Once the salt starts drawing the moisture to the surface of the meat, you can apply a generous coat of Jeff's original rub (Purchase formula here | Purchase bottled rub).
The pocket-cut pork loin can be handled in exactly the same way with the salt first and then the rub.
There are (2) schools of thought where stuffing is concerned.. one is to layer the ingredients onto the meat and then roll it up with the other being to premix the ingredients and then spread the mixture onto the meat and roll it up.
Both are very good and work equally well. It just comes down to what you find to be easier. I layered mine and then mixed up the ingredients to stuff into the pocket of the other half to show you both options.
First I laid out the peach pie filling, then the sliced almonds and finally the spinach leaves.
Roll it up and tie it with string to hold everything together. It's really nice to have a helper for this part of the process.
You will notice that I don't get fancy with the tying.. basic square knots about every 1.5 inches or so.
Expect some squeeze out of the stuffing and that's perfectly fine.
For the pocket version, I mixed up everything ahead of time including the pie filling, sliced almonds and the spinach. I cut up the peaches in the pie filling to make the stuffing a little more consistent.
Stuff it all down into that pocket..
And tie it up carefully.
Set up your smoker for cooking at about 225-240 °F using indirect heat. If your smoker uses a water pan, fill it up.
I used the Lone Star Grillz 20×36 for this cook and as usual, it did a fantastic job. I used lump charcoal to get it going and a single split of oak on the side to provide a steady stream of smoke.
If you are using a pellet grill for this, start it on the smoke setting for the first hour for good smoke flavor and then turn it up to 225-240°F to finish.
Place the butterflied pork loin(s) directly on the grate or use a pan and rack like I did to keep the smoker clean.. your choice. The rack in a pan allows the smoke to flow all the way around the meat and I get great results while reducing my cleanup time.
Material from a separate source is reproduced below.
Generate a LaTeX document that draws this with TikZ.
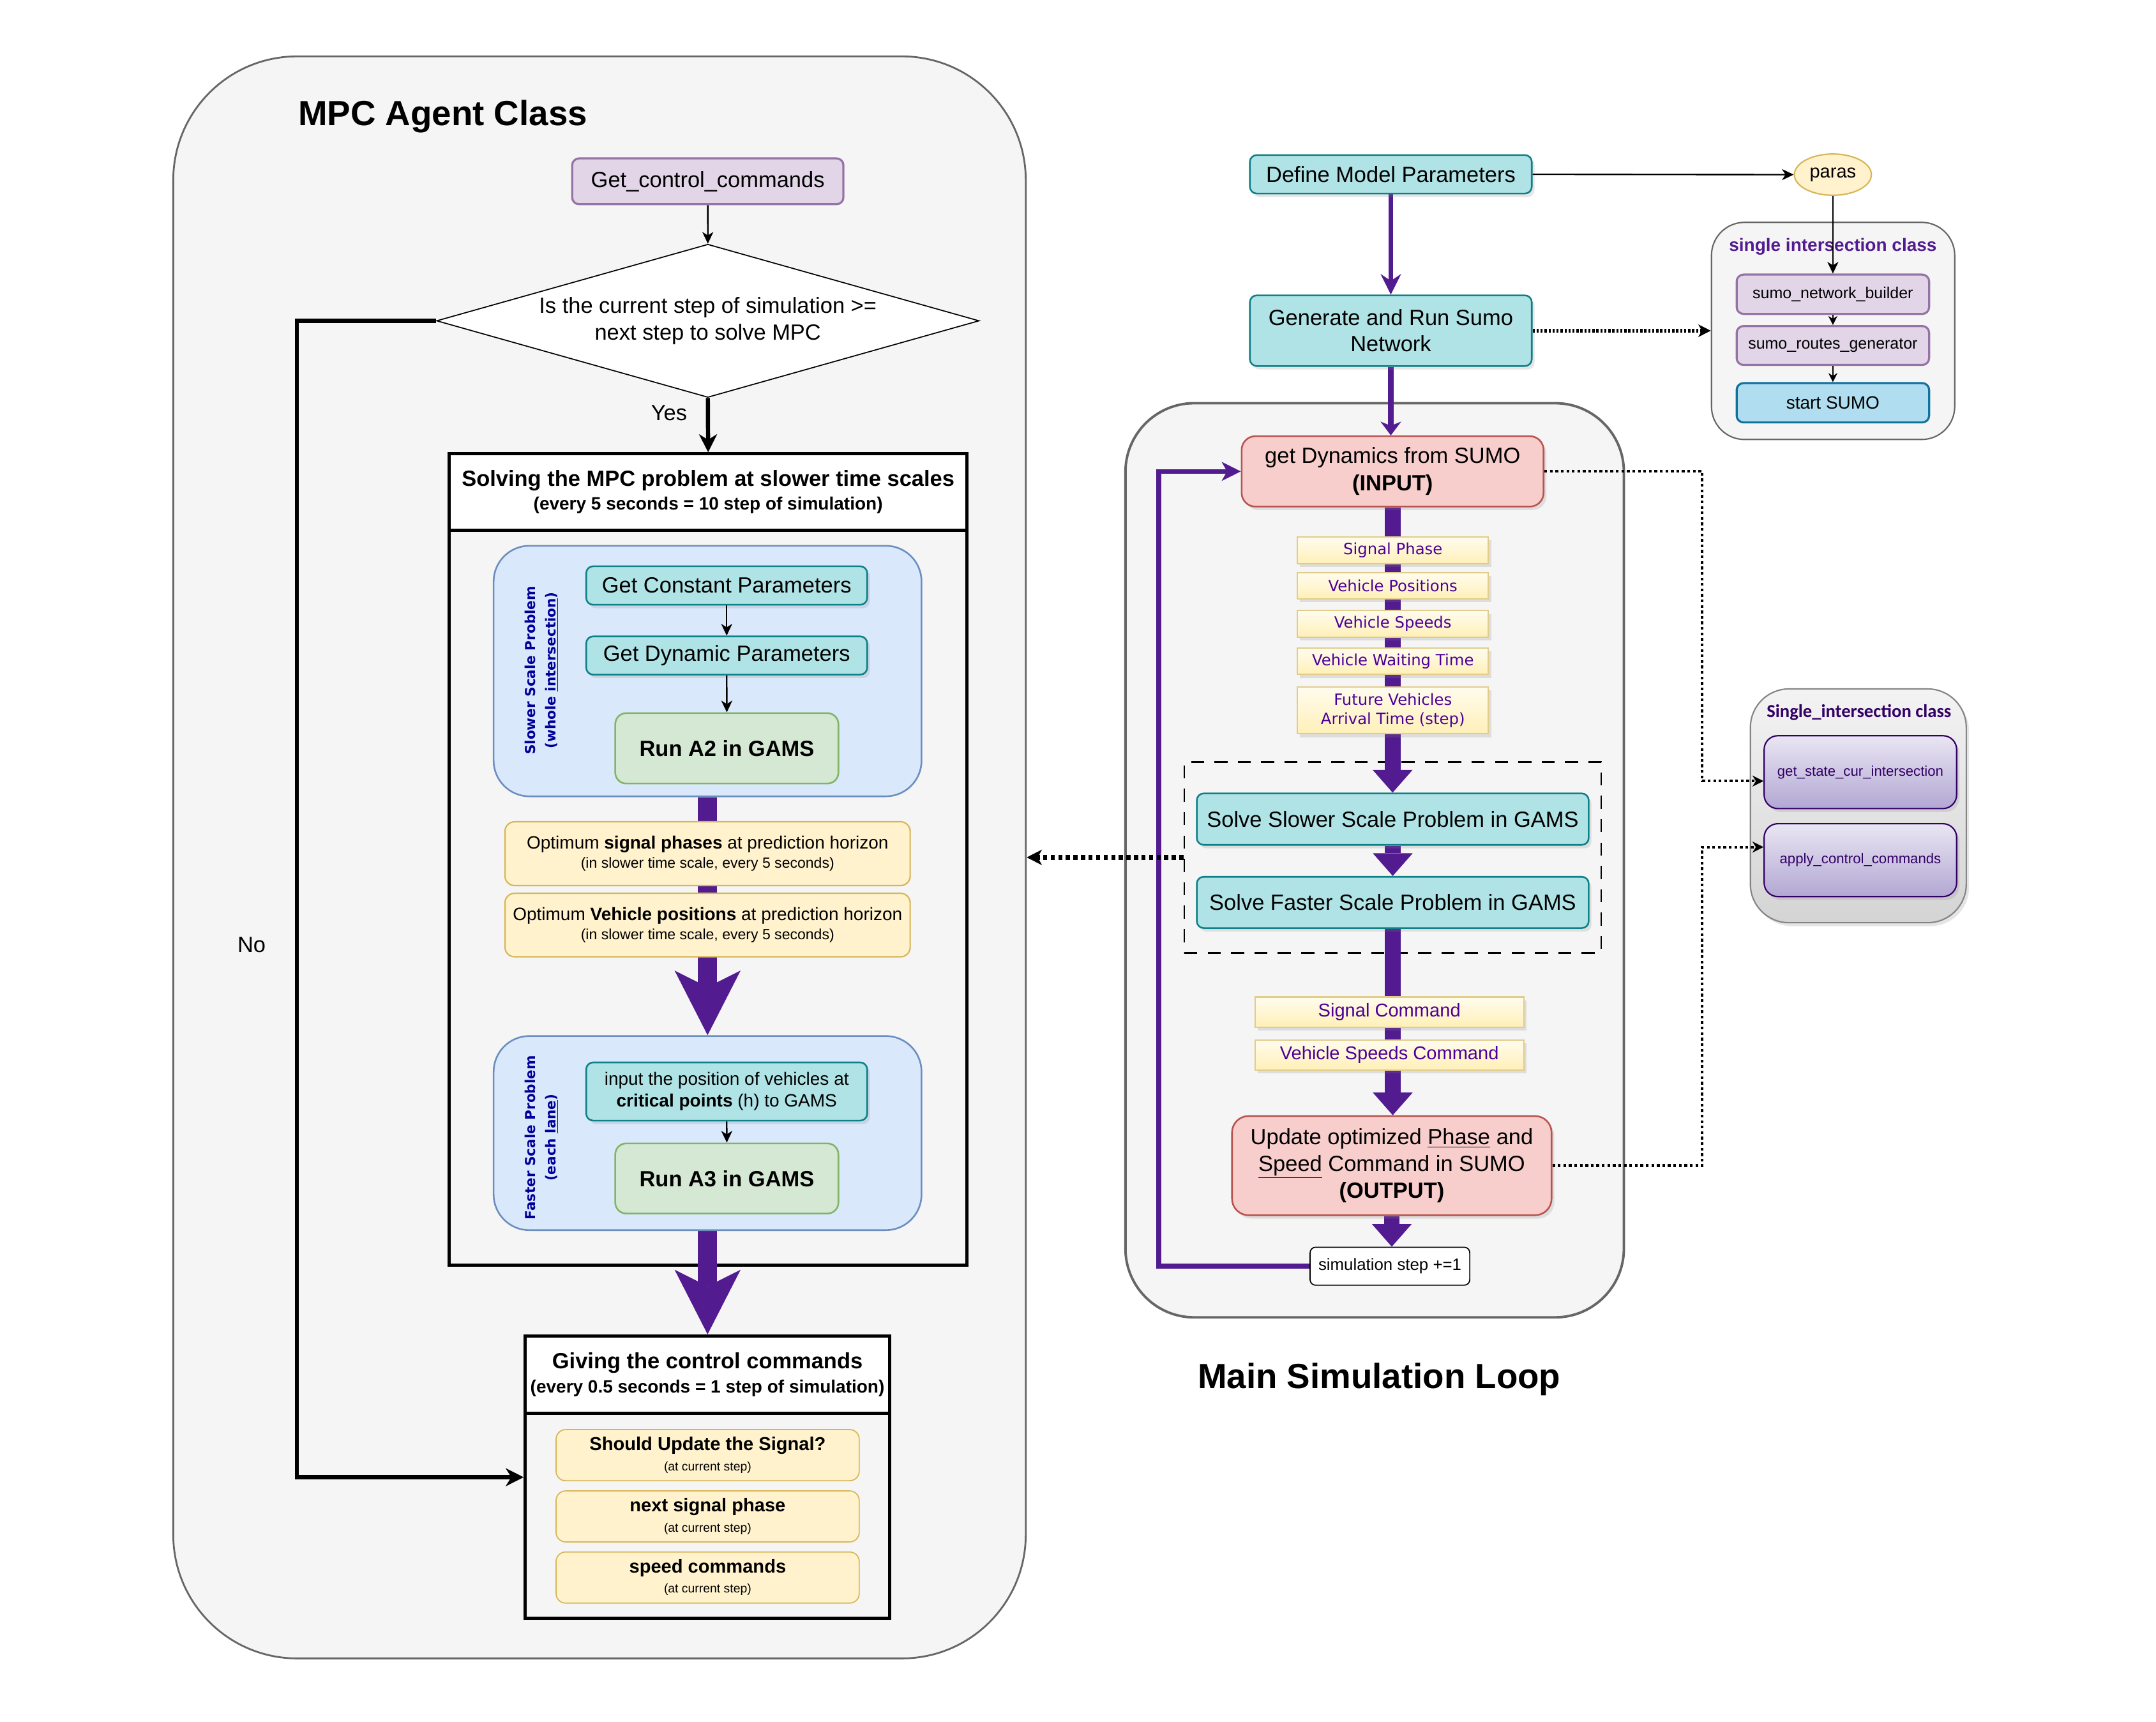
\documentclass[tikz,border=0pt]{standalone}
\usepackage{fontspec}
\setmainfont{Liberation Sans}
\newfontfamily\dejavu{DejaVu Sans}
\newfontfamily\carlito{Carlito}
\usetikzlibrary{arrows.meta,shapes.geometric,shadows,calc}
\pgfdeclarelayer{back}
\pgfdeclarelayer{bg}
\pgfsetlayers{back,bg,main}
\definecolor{cBg}{HTML}{F5F5F5}
\definecolor{cGrey}{HTML}{666666}
\definecolor{cTealF}{HTML}{B0E3E6}
\definecolor{cTealD}{HTML}{0E8088}
\definecolor{cLilF}{HTML}{E1D5E7}
\definecolor{cLilD}{HTML}{9673A6}
\definecolor{cYelF}{HTML}{FFF2CC}
\definecolor{cYelD}{HTML}{D6B656}
\definecolor{cYelTop}{HTML}{FFFCEE}
\definecolor{cYelBot}{HTML}{FFF0B8}
\definecolor{cGrnF}{HTML}{D5E8D4}
\definecolor{cGrnD}{HTML}{82B366}
\definecolor{cBluF}{HTML}{DAE8FC}
\definecolor{cBluD}{HTML}{6C8EBF}
\definecolor{cRedF}{HTML}{F8CECC}
\definecolor{cRedD}{HTML}{B85450}
\definecolor{cSkyF}{HTML}{B1DDF0}
\definecolor{cSkyD}{HTML}{10739E}
\definecolor{cPurp}{HTML}{521B90}
\definecolor{cPurpT}{HTML}{4C0099}
\definecolor{cNavy}{HTML}{000099}
\definecolor{cDPurp}{HTML}{330066}
\definecolor{cMTop}{HTML}{E9E6F3}
\definecolor{cMBot}{HTML}{B2A7D3}
\definecolor{cGTop}{HTML}{F3F3F3}
\definecolor{cGBot}{HTML}{D4D4D4}
\tikzset{
  base/.style={rectangle, inner sep=0pt, align=center, line width=1.2pt},
  shd/.style={drop shadow={opacity=0.2, shadow xshift=2pt, shadow yshift=-2.5pt}},
  container/.style={base, draw=cGrey, fill=cBg, line width=1.3pt},
  tealbox/.style={base, draw=cTealD, fill=cTealF, rounded corners=5pt, shd},
  lilbox/.style={base, draw=cLilD, fill=cLilF, rounded corners=5pt, line width=1.5pt},
  yelbox/.style={base, draw=cYelD, fill=cYelF, rounded corners=7pt, line width=1pt},
  grnbox/.style={base, draw=cGrnD, fill=cGrnF, rounded corners=8pt},
  grpbox/.style={base, draw=cBluD, fill=cBluF, rounded corners=26pt},
  redbox/.style={base, draw=cRedD, fill=cRedF, rounded corners=10pt, shd},
  databox/.style={base, draw=cYelD!70, line width=1pt, top color=cYelTop, bottom color=cYelBot, shd, text=cPurpT, minimum width=139pt, font=\dejavu\fontsize{11.3}{14}\selectfont},
  cmdbox/.style={base, draw=cYelD!70, line width=1pt, top color=cYelTop, bottom color=cYelBot, shd, text=cPurpT, font=\fontsize{13.5}{16}\selectfont},
  methbox/.style={base, draw=cDPurp, line width=1pt, top color=cMTop, bottom color=cMBot, rounded corners=10pt, minimum width=140pt, minimum height=53pt, text=cDPurp, font=\fontsize{10.3}{12}\selectfont, shd},
  vlabel/.style={rotate=90, text=cNavy, align=center, inner sep=0pt, font=\dejavu\fontsize{10}{14.5}\selectfont\bfseries},
  thinarr/.style={draw=black, line width=1.1pt, -{Stealth[length=8.5pt,width=8pt,inset=2.5pt]}},
  thinsm/.style={draw=black, line width=1pt, -{Stealth[length=6.5pt,width=6.5pt,inset=2pt]}},
  blkarr/.style={draw=black, line width=3pt, -{Stealth[length=13pt,width=13pt,inset=4pt]}},
  bigshaft/.style={draw=cPurp, line width=13.8pt, -{Stealth[length=47pt,width=48pt,inset=12pt,line width=0pt]}},
  midshaft/.style={draw=cPurp, line width=11.4pt, -{Triangle[length=16.5pt,width=29pt,line width=0pt]}},
  purpA/.style={draw=cPurp, line width=3.5pt, -{Stealth[length=15pt,width=15pt,inset=5pt,line width=0pt]}},
  purpB/.style={draw=cPurp, line width=4pt, -{Stealth[length=10pt,width=15pt,inset=3pt,line width=0pt]}},
  looparr/.style={draw=cPurp, line width=3.5pt, -{Stealth[length=14pt,width=14pt,inset=4pt,line width=0pt]}},
  dotbig/.style={draw=black, line width=3.5pt, dash pattern=on 3pt off 2.5pt, -{Stealth[length=11pt,width=11pt,inset=3pt]}},
  dotmed/.style={draw=black, line width=2.5pt, dash pattern=on 1.6pt off 1.3pt, -{Stealth[length=9pt,width=9pt,inset=2.5pt]}},
  dotthin/.style={draw=black, line width=2pt, dash pattern=on 2pt off 2pt, -{Stealth[length=8pt,width=8pt,inset=2.5pt]}}
}
\begin{document}
\begin{tikzpicture}[x=1pt,y=-1pt, font=\fontsize{16}{19.2}\selectfont]
\useasboundingbox (0,0) rectangle (1568,1252);

% ---------- back layer: containers ----------
\begin{pgfonlayer}{back}
\fill[white] (0,0) rectangle (1568,1252);
\node[container, rounded corners=90pt, minimum width=620pt, minimum height=1165pt] (mpc) at (436,623.5) {};
\node[container, rounded corners=50pt, line width=1.8pt, minimum width=362.5pt, minimum height=664.8pt] (loopc) at (999.75,625.6) {};
\node[base, draw=black, line width=2.3pt, fill=cBg, minimum width=376.5pt, minimum height=590pt] (solv) at (515,625) {};
\node[base, draw=black, line width=2.3pt, fill=white, minimum width=376.5pt, minimum height=55.5pt, anchor=north, font=\bfseries\fontsize{16}{17.5}\selectfont] (solvh) at (solv.north) {Solving the MPC problem at slower time scales\\{\fontsize{13}{17.5}\selectfont (every 5 seconds = 10 step of simulation)}};
\node[base, draw=black, dash pattern=on 9.5pt off 7.5pt, line width=1.3pt, minimum width=303.2pt, minimum height=139pt] (dbox) at (1012.9,623.5) {};
\end{pgfonlayer}

% ---------- MPC agent class ----------
\node[font=\bfseries\fontsize{25.4}{30}\selectfont] (mpct) at (322,84.5) {MPC Agent Class};
\node[lilbox, minimum width=197.3pt, minimum height=33.3pt] (gcc) at (514.75,131.85) {Get\_control\_commands};
\node[diamond, draw=black, fill=white, line width=0.8pt, inner sep=0pt, aspect=3.54, minimum width=394.6pt, minimum height=111.4pt, align=center] (dia) at (514.8,233.3) {Is the current step of simulation >=\\next step to solve MPC};
\node (yes) at (486.6,300.4) {Yes};
\node (no) at (183,687) {No};

\node[grpbox, minimum width=311.2pt, minimum height=182.2pt] (slow) at (514.6,488) {};
\node[vlabel] (slowl) at (394,487.5) {Slower Scale Problem\\(whole \underline{intersection})};
\node[tealbox, minimum width=204.3pt, minimum height=28pt] (gconst) at (528.5,425.8) {Get Constant Parameters};
\node[tealbox, minimum width=204.3pt, minimum height=27.8pt] (gdynp) at (528.5,476.7) {Get Dynamic Parameters};
\node[grnbox, minimum width=162.3pt, minimum height=51.2pt, font=\bfseries\fontsize{16}{19}\selectfont] (runa2) at (528.6,544.2) {Run A2 in GAMS};

\node[yelbox, minimum width=294.7pt, minimum height=46.4pt, font=\fontsize{13}{14}\selectfont] (opt1) at (514.6,620.8) {Optimum \textbf{signal phases} at prediction horizon\\{\fontsize{10.7}{14}\selectfont (in slower time scale, every 5 seconds)}};
\node[yelbox, minimum width=294.7pt, minimum height=46.2pt, font=\fontsize{13}{14}\selectfont] (opt2) at (514.6,672.7) {Optimum \textbf{Vehicle positions} at prediction horizon\\{\fontsize{10.7}{14}\selectfont (in slower time scale, every 5 seconds)}};

\node[grpbox, minimum width=311.2pt, minimum height=141.2pt] (fast) at (514.6,824) {};
\node[vlabel] (fastl) at (394,827.3) {Faster Scale Problem\\(each \underline{lane})};
\node[tealbox, minimum width=204.3pt, minimum height=42.3pt, font=\fontsize{13}{16}\selectfont] (inpt) at (528.5,793.75) {input the position of vehicles at\\\textbf{critical points} (h) to GAMS};
\node[grnbox, minimum width=162.3pt, minimum height=51pt, font=\bfseries\fontsize{16}{19}\selectfont] (runa3) at (528.6,857) {Run A3 in GAMS};

\node[base, draw=black, line width=2.3pt, fill=cBg, minimum width=265pt, minimum height=205.5pt] (give) at (514.5,1074.25) {};
\node[base, draw=black, line width=2.3pt, fill=white, minimum width=265pt, minimum height=56.2pt, anchor=north, font=\bfseries\fontsize{16}{17.5}\selectfont] (giveh) at (give.north) {Giving the control commands\\{\fontsize{13}{17.5}\selectfont (every 0.5 seconds = 1 step of simulation)}};
\node[yelbox, line width=0.8pt, minimum width=220.5pt, minimum height=37.2pt, font=\fontsize{13.5}{14.5}\selectfont] (gi1) at (514.65,1058.2) {\textbf{Should Update the Signal?}\\{\fontsize{9}{14.5}\selectfont (at current step)}};
\node[yelbox, line width=0.8pt, minimum width=220.5pt, minimum height=37.1pt, font=\fontsize{13.5}{14.5}\selectfont] (gi2) at (514.65,1102.75) {\textbf{next signal phase}\\{\fontsize{9}{14.5}\selectfont (at current step)}};
\node[yelbox, line width=0.8pt, minimum width=220.5pt, minimum height=37.2pt, font=\fontsize{13.5}{14.5}\selectfont] (gi3) at (514.65,1147.2) {\textbf{speed commands}\\{\fontsize{9}{14.5}\selectfont (at current step)}};

% ---------- right side top ----------
\node[tealbox, minimum width=205pt, minimum height=28pt] (def) at (1011.5,126.75) {Define Model Parameters};
\node[tealbox, minimum width=205pt, minimum height=51.4pt] (gen) at (1011.5,240.5) {Generate and Run Sumo\\Network};
\node[ellipse, draw=cYelD, fill=cYelF, line width=1pt, minimum width=56pt, minimum height=30pt, inner sep=0pt, font=\fontsize{13.5}{16}\selectfont] (paras) at (1333,127) {paras};

\node[container, rounded corners=24pt, line width=1pt, minimum width=176.9pt, minimum height=157.9pt] (sic) at (1333.15,240.65) {};
\node[text=cPurp, font=\bfseries\fontsize{13}{15}\selectfont] (sict) at (1333,179.5) {single intersection class};
\node[lilbox, minimum width=140pt, minimum height=28.6pt, font=\fontsize{11.6}{14}\selectfont] (snb) at (1333,214) {sumo\_network\_builder};
\node[lilbox, minimum width=140pt, minimum height=28.3pt, font=\fontsize{11.6}{14}\selectfont] (srg) at (1333,251.25) {sumo\_routes\_generator};
\node[base, draw=cSkyD, fill=cSkyF, rounded corners=5pt, line width=1.5pt, minimum width=140pt, minimum height=28.6pt, font=\fontsize{13}{15}\selectfont] (ssumo) at (1333,292.9) {start SUMO};

% ---------- main loop ----------
\node[redbox, minimum width=219.6pt, minimum height=51.2pt, font=\fontsize{16}{20}\selectfont] (gdyn) at (1012.8,342.8) {get Dynamics from SUMO\\\textbf{(INPUT)}};
\node[databox, minimum height=19.5pt] (dsp) at (1013,400.25) {Signal Phase};
\node[databox, minimum height=19.2pt] (dvp) at (1013,425.9) {Vehicle Positions};
\node[databox, minimum height=19.3pt] (dvs) at (1013,453.65) {Vehicle Speeds};
\node[databox, minimum height=19.2pt] (dvw) at (1013,480.9) {Vehicle Waiting Time};
\node[databox, minimum height=34.1pt] (dfv) at (1013,516.55) {Future Vehicles\\Arrival Time (step)};
\node[tealbox, minimum width=285pt, minimum height=37.4pt] (ssp) at (1012.9,595.7) {Solve Slower Scale Problem in GAMS};
\node[tealbox, minimum width=285pt, minimum height=37.3pt] (sfp) at (1012.9,656.25) {Solve Faster Scale Problem in GAMS};
\node[cmdbox, minimum width=195.5pt, minimum height=22pt] (scmd) at (1010.45,736) {Signal Command};
\node[cmdbox, minimum width=195.5pt, minimum height=21.8pt] (vscmd) at (1010.45,767.1) {Vehicle Speeds Command};
\node[redbox, rounded corners=12pt, minimum width=232.4pt, minimum height=72.1pt, font=\fontsize{16}{19.3}\selectfont] (upd) at (1012.2,847.65) {Update optimized \underline{Phase} and\\\underline{Speed} Command in SUMO\\\textbf{(OUTPUT)}};
\node[base, draw=black, fill=white, rounded corners=4pt, line width=0.8pt, minimum width=116.1pt, minimum height=27.6pt, font=\fontsize{12}{14}\selectfont] (sim) at (1010.85,920.8) {simulation step +=1};
\node[font=\bfseries\fontsize{25.4}{30}\selectfont] (mslt) at (1003,1003) {Main Simulation Loop};

% ---------- Single_intersection class ----------
\node[base, draw=cGrey!80, line width=1pt, top color=cGTop, bottom color=cGBot, rounded corners=28pt, minimum width=157pt, minimum height=170pt, shd] (si2) at (1351.5,586) {};
\node[text=cDPurp, font=\carlito\fontsize{13.3}{16}\selectfont\bfseries] (si2t) at (1352,518) {Single\_intersection class};
\node[methbox] (gsci) at (1353,561.5) {get\_state\_cur\_intersection};
\node[methbox] (acc) at (1353,625.5) {apply\_control\_commands};

% ---------- purple shafts (behind nodes) ----------
\begin{pgfonlayer}{bg}
\draw[bigshaft] (slow.south) -- (slow.south |- fast.north);
\draw[bigshaft] (fast.south) -- (fast.south |- give.north);
\draw[purpA] (def.south) -- (def.south |- gen.north);
\draw[purpB] (gen.south) -- (gen.south |- gdyn.north);
\draw[midshaft] (gdyn.south) -- (gdyn.south |- ssp.north);
\draw[midshaft] (ssp.south) -- (ssp.south |- sfp.north);
\draw[midshaft] (sfp.south) -- (sfp.south |- upd.north);
\draw[midshaft] (upd.south) -- (upd.south |- sim.north);
\draw[looparr] (sim.west) -- (842.7,920.8) |- (gdyn.west);
\end{pgfonlayer}

% ---------- black connectors ----------
\draw[thinarr] (gcc.south) -- (dia.north);
\draw[blkarr] (dia.south) -- (solvh.north);
\draw[blkarr] (dia.west) -- (216,233.3) |- (give.west);
\draw[thinarr] (gconst.south) -- (gdynp.north);
\draw[thinarr] (gdynp.south) -- (runa2.north);
\draw[thinarr] (inpt.south) -- (runa3.north);
\draw[thinarr] (def.east) -- (paras.west);
\draw[thinarr] (paras.south) -- (snb.north);
\draw[thinsm] (snb.south) -- (srg.north);
\draw[thinsm] (srg.south) -- (ssumo.north);

% ---------- dotted connectors ----------
\draw[dotmed] (gen.east) -- (gen.east -| sic.west);
\draw[dotbig] (dbox.west) -- (dbox.west -| mpc.east);
\draw[dotthin] (gdyn.east) -- (1238,342.8) |- ([yshift=-6.5pt]gsci.west);
\draw[dotthin] (upd.east) -- (1238,847.65) |- ([yshift=9.5pt]acc.west);
\end{tikzpicture}
\end{document}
To further reduce cleanup time, wrap the pan in heavy duty foil.
About halfway through the cook or about 2 hours in, melt a stick of butter, stir in a tablespoon of Jeff's original rub (Purchase formula here | Purchase bottled rub) and brush that onto the top of the meat. This keeps the meat from drying out and adds another layer of delicious flavor.
Be sure to use a thermometer to monitor the temperature.. I used the Signals by ThermoWorks as it connects with my WiFi and allows me to go and do whatever I need to do while still monitoring the temperature of my smoker and the meat.
You can also just use an instant read thermometer such as the new Thermapen ONE that reads in only 1 second if you are so inclined.
You can expect the pork loin to take about 4 hours to reach 145°F in the center of the meat.
When the stuffed butterflied pork loin is finished cooking, let it rest for about 10 minutes and then slice it up.
You can slice between the strings and serve the pieces still tied or remove the strings and slice them a little thinner.
Be sure to have extra peach pie filling mixed with spinach and sliced almonds to serve on top of the slices.
- Something I haven't tried but I know would be good is to add a little heat to this.. maybe some red pepper flakes or perhaps some minced habanero. If you try this, let me know how it goes.
- If you feel really intimidated by the butterflying procedure, don't feel bad. I need to do a video of this procedure but until I do, there are lots of other videos online showing how to do this and it may help to watch a few videos before attempting it on your own.